» SUPPLIED DATA
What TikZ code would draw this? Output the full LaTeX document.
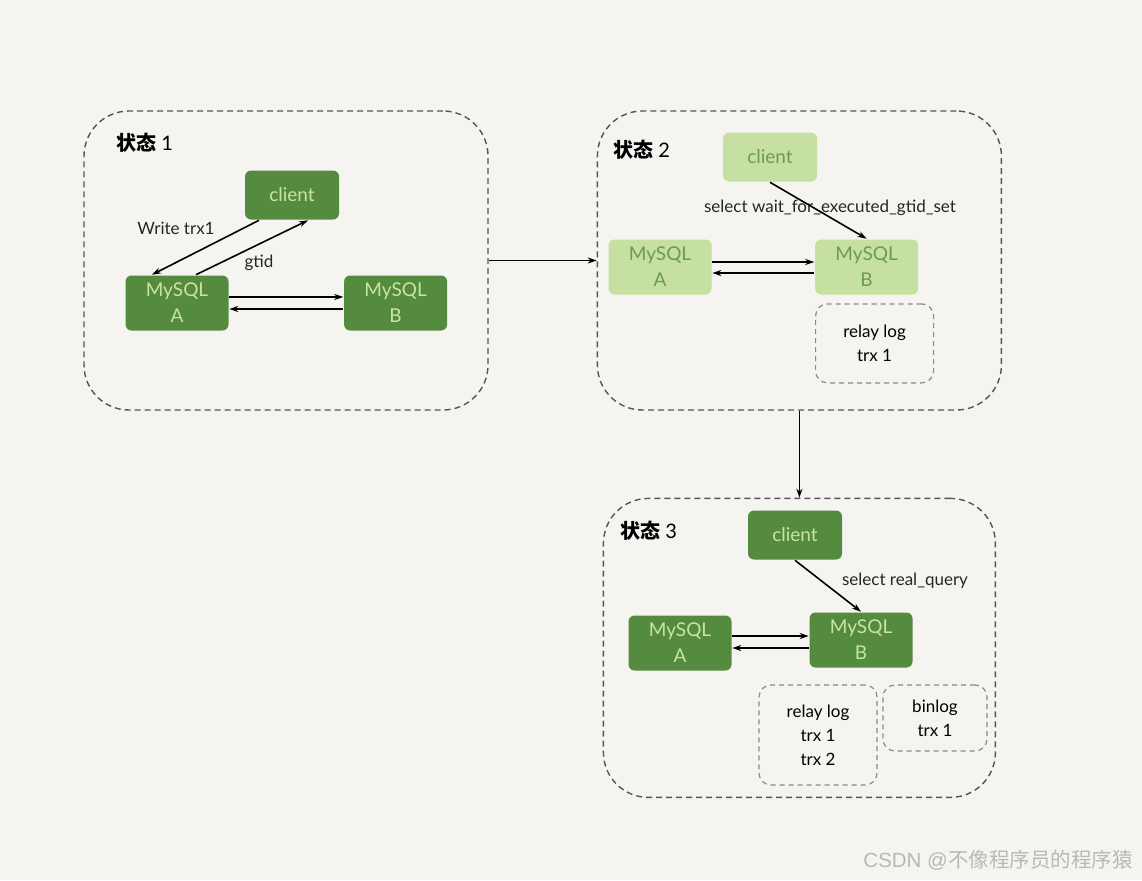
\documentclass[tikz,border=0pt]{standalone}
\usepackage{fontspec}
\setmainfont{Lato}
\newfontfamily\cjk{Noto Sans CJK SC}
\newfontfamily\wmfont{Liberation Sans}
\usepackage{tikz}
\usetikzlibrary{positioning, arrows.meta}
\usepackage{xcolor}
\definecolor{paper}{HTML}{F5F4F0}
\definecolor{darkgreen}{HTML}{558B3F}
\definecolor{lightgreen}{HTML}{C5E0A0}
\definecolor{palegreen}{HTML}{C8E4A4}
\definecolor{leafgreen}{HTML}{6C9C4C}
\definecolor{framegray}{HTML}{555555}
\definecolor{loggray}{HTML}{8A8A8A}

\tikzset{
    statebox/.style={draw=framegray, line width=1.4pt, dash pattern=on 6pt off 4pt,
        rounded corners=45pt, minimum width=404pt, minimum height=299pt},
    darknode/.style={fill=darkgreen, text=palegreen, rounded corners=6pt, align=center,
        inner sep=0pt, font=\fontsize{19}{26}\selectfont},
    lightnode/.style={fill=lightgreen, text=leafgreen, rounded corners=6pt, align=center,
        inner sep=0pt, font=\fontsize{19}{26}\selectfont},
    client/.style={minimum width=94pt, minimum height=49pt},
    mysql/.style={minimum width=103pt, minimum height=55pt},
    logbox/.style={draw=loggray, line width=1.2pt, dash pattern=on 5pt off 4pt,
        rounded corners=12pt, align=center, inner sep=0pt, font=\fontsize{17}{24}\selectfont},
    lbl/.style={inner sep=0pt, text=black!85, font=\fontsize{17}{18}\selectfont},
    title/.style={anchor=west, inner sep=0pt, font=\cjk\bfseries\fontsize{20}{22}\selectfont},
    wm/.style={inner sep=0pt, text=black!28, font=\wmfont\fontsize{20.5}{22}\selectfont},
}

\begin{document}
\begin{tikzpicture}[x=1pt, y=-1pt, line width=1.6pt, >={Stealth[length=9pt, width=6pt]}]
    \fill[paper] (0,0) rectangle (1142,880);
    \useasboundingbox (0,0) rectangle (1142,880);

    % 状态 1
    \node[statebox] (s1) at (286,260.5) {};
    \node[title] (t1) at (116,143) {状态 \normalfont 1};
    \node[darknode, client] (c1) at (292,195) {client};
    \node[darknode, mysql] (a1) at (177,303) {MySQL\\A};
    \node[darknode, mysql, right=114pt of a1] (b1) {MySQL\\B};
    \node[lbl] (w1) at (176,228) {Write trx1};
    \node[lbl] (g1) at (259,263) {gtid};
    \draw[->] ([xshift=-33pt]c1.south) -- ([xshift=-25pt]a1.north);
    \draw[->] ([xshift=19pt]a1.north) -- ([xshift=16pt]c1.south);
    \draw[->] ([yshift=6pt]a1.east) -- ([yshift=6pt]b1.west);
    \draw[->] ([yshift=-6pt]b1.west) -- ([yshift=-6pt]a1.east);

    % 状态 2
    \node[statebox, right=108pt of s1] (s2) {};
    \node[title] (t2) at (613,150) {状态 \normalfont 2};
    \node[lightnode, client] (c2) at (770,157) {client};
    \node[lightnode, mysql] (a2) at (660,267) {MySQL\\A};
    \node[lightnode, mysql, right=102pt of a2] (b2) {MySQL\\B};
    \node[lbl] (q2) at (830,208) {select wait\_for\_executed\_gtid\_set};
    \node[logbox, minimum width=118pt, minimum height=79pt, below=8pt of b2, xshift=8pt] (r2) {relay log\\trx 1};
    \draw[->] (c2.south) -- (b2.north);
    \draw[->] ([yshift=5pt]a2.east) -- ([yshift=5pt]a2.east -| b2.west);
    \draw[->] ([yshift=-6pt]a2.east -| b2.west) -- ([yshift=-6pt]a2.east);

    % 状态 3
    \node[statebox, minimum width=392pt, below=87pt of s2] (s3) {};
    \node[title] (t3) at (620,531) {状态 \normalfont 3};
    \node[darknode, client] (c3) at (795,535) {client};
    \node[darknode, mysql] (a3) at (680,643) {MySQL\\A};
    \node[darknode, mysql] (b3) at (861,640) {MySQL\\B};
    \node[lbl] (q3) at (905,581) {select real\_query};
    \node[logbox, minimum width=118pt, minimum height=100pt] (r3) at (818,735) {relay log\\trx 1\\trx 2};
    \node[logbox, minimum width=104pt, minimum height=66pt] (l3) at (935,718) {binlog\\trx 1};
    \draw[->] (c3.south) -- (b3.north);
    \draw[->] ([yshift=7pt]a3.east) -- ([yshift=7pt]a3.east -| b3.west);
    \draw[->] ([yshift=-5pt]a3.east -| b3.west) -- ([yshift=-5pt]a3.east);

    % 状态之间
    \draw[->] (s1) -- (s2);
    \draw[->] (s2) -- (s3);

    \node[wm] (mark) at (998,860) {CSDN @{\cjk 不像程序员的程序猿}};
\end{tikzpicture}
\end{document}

» DESCRIPTION OF THE TASK
Copy out all of the material exactly as written, without its pictures.

» FINISHED TASK
What TikZ code would draw this? Output the full LaTeX document.
\documentclass[tikz,border=0pt]{standalone}
\usepackage{fontspec}
\setmainfont{Lato}
\newfontfamily\cjk{Noto Sans CJK SC}
\newfontfamily\wmfont{Liberation Sans}
\usepackage{tikz}
\usetikzlibrary{positioning, arrows.meta}
\usepackage{xcolor}
\definecolor{paper}{HTML}{F5F4F0}
\definecolor{darkgreen}{HTML}{558B3F}
\definecolor{lightgreen}{HTML}{C5E0A0}
\definecolor{palegreen}{HTML}{C8E4A4}
\definecolor{leafgreen}{HTML}{6C9C4C}
\definecolor{framegray}{HTML}{555555}
\definecolor{loggray}{HTML}{8A8A8A}

\tikzset{
    statebox/.style={draw=framegray, line width=1.4pt, dash pattern=on 6pt off 4pt,
        rounded corners=45pt, minimum width=404pt, minimum height=299pt},
    darknode/.style={fill=darkgreen, text=palegreen, rounded corners=6pt, align=center,
        inner sep=0pt, font=\fontsize{19}{26}\selectfont},
    lightnode/.style={fill=lightgreen, text=leafgreen, rounded corners=6pt, align=center,
        inner sep=0pt, font=\fontsize{19}{26}\selectfont},
    client/.style={minimum width=94pt, minimum height=49pt},
    mysql/.style={minimum width=103pt, minimum height=55pt},
    logbox/.style={draw=loggray, line width=1.2pt, dash pattern=on 5pt off 4pt,
        rounded corners=12pt, align=center, inner sep=0pt, font=\fontsize{17}{24}\selectfont},
    lbl/.style={inner sep=0pt, text=black!85, font=\fontsize{17}{18}\selectfont},
    title/.style={anchor=west, inner sep=0pt, font=\cjk\bfseries\fontsize{20}{22}\selectfont},
    wm/.style={inner sep=0pt, text=black!28, font=\wmfont\fontsize{20.5}{22}\selectfont},
}

\begin{document}
\begin{tikzpicture}[x=1pt, y=-1pt, line width=1.6pt, >={Stealth[length=9pt, width=6pt]}]
    \fill[paper] (0,0) rectangle (1142,880);
    \useasboundingbox (0,0) rectangle (1142,880);

    % 状态 1
    \node[statebox] (s1) at (286,260.5) {};
    \node[title] (t1) at (116,143) {状态 \normalfont 1};
    \node[darknode, client] (c1) at (292,195) {client};
    \node[darknode, mysql] (a1) at (177,303) {MySQL\\A};
    \node[darknode, mysql, right=114pt of a1] (b1) {MySQL\\B};
    \node[lbl] (w1) at (176,228) {Write trx1};
    \node[lbl] (g1) at (259,263) {gtid};
    \draw[->] ([xshift=-33pt]c1.south) -- ([xshift=-25pt]a1.north);
    \draw[->] ([xshift=19pt]a1.north) -- ([xshift=16pt]c1.south);
    \draw[->] ([yshift=6pt]a1.east) -- ([yshift=6pt]b1.west);
    \draw[->] ([yshift=-6pt]b1.west) -- ([yshift=-6pt]a1.east);

    % 状态 2
    \node[statebox, right=108pt of s1] (s2) {};
    \node[title] (t2) at (613,150) {状态 \normalfont 2};
    \node[lightnode, client] (c2) at (770,157) {client};
    \node[lightnode, mysql] (a2) at (660,267) {MySQL\\A};
    \node[lightnode, mysql, right=102pt of a2] (b2) {MySQL\\B};
    \node[lbl] (q2) at (830,208) {select wait\_for\_executed\_gtid\_set};
    \node[logbox, minimum width=118pt, minimum height=79pt, below=8pt of b2, xshift=8pt] (r2) {relay log\\trx 1};
    \draw[->] (c2.south) -- (b2.north);
    \draw[->] ([yshift=5pt]a2.east) -- ([yshift=5pt]a2.east -| b2.west);
    \draw[->] ([yshift=-6pt]a2.east -| b2.west) -- ([yshift=-6pt]a2.east);

    % 状态 3
    \node[statebox, minimum width=392pt, below=87pt of s2] (s3) {};
    \node[title] (t3) at (620,531) {状态 \normalfont 3};
    \node[darknode, client] (c3) at (795,535) {client};
    \node[darknode, mysql] (a3) at (680,643) {MySQL\\A};
    \node[darknode, mysql] (b3) at (861,640) {MySQL\\B};
    \node[lbl] (q3) at (905,581) {select real\_query};
    \node[logbox, minimum width=118pt, minimum height=100pt] (r3) at (818,735) {relay log\\trx 1\\trx 2};
    \node[logbox, minimum width=104pt, minimum height=66pt] (l3) at (935,718) {binlog\\trx 1};
    \draw[->] (c3.south) -- (b3.north);
    \draw[->] ([yshift=7pt]a3.east) -- ([yshift=7pt]a3.east -| b3.west);
    \draw[->] ([yshift=-5pt]a3.east -| b3.west) -- ([yshift=-5pt]a3.east);

    % 状态之间
    \draw[->] (s1) -- (s2);
    \draw[->] (s2) -- (s3);

    \node[wm] (mark) at (998,860) {CSDN @{\cjk 不像程序员的程序猿}};
\end{tikzpicture}
\end{document}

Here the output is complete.